Perhaps Low’s live performance can best be described as ‘delicate thrusting rock’. Sort of like the kind of sex you would like to have if you are feeling a bit sad but still looking forward to the weekend. Like, maybe your dog just died, but on Friday you are going skiing. That kind of happy-sad. Time doesn’t pass while they play. The snow falls outside, silencing the city but inside the hall the (to be honest) fairly sedentary crowd sit enthralled by pitch-perfect melancholia and even needed nudging out of their musically induced coma at some points.
The word ‘tight’ gets used a lot in band reviews. It’s an aspect of a good, consuming performance that even the most talented newer groups often fail to deliver. Low are tight. Melody, rhythm and notes are sung, played and sustained seamlessly. There is never the sense we might be about to witness a calamity, only the kind of anxiety intentionally induced by the music itself.

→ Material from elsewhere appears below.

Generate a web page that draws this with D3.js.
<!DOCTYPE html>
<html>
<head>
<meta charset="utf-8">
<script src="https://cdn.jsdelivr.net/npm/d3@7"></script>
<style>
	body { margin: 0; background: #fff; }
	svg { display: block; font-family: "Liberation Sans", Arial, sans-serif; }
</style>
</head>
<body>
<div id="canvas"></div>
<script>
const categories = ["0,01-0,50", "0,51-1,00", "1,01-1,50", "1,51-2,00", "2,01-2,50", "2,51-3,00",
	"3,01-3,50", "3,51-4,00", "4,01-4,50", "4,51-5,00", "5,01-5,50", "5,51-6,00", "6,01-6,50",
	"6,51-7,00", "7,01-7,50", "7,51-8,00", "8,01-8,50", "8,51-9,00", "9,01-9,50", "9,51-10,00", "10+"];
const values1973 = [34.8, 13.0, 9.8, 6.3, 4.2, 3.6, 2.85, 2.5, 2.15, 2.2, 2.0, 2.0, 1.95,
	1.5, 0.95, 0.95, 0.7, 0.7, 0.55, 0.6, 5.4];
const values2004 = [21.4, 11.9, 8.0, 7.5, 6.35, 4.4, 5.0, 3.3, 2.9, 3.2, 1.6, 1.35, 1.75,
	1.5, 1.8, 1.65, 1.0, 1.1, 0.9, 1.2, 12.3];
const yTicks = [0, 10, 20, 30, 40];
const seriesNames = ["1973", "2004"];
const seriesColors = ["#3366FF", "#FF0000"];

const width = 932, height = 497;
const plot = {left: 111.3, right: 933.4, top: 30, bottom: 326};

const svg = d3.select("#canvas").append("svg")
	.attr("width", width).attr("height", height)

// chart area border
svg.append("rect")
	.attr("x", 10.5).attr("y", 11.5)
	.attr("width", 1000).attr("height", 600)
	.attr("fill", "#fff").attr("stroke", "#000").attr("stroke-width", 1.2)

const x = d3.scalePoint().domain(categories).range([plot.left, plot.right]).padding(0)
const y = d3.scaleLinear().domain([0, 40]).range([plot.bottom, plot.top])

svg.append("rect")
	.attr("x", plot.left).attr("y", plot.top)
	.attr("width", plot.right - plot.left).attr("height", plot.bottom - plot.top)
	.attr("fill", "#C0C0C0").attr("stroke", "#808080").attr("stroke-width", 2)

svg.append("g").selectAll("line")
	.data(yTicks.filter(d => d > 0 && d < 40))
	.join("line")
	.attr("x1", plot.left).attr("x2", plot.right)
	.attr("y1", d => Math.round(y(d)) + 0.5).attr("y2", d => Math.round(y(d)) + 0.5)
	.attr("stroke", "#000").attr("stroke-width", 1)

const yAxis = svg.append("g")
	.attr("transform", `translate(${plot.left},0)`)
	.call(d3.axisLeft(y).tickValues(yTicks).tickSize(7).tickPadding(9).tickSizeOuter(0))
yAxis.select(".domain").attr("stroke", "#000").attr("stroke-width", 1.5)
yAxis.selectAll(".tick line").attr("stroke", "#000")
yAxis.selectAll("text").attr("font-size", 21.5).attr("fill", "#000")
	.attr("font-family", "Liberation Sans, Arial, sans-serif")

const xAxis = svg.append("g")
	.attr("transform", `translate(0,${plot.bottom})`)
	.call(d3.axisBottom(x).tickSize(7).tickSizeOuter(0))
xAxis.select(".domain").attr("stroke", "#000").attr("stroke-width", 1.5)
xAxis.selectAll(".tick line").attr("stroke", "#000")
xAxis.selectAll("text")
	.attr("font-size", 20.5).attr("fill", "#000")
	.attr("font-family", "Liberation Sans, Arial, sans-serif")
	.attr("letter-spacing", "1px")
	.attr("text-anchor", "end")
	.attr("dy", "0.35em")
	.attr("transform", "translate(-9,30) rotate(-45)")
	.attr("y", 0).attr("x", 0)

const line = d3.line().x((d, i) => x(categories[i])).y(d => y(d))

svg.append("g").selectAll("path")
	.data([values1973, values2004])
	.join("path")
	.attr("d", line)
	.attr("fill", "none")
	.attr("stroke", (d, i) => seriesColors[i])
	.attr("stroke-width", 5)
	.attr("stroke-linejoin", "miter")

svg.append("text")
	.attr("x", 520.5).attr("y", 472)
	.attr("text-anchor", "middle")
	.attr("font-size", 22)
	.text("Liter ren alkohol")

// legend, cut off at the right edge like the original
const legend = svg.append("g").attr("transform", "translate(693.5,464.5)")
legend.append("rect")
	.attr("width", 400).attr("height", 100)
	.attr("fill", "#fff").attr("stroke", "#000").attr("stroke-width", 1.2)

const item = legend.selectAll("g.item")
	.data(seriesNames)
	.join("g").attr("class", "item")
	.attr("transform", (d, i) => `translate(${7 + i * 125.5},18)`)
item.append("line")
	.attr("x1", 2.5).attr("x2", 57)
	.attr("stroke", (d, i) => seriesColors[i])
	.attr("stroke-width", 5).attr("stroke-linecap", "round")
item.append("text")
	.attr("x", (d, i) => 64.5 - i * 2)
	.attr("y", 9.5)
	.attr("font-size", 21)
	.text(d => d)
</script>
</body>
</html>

And there is certainly no lack of drama. Low were emo before emos were emo. This is a sound that doesn’t so much creep under the skin as completely envelop the listener; dual range vocals and timely placed instruments evoke – well, whatever the heck they want to really. Resistance is not only futile but frankly undesirable. Walking out of the doors to find a white city at a standstill just makes the night all the more enchanting.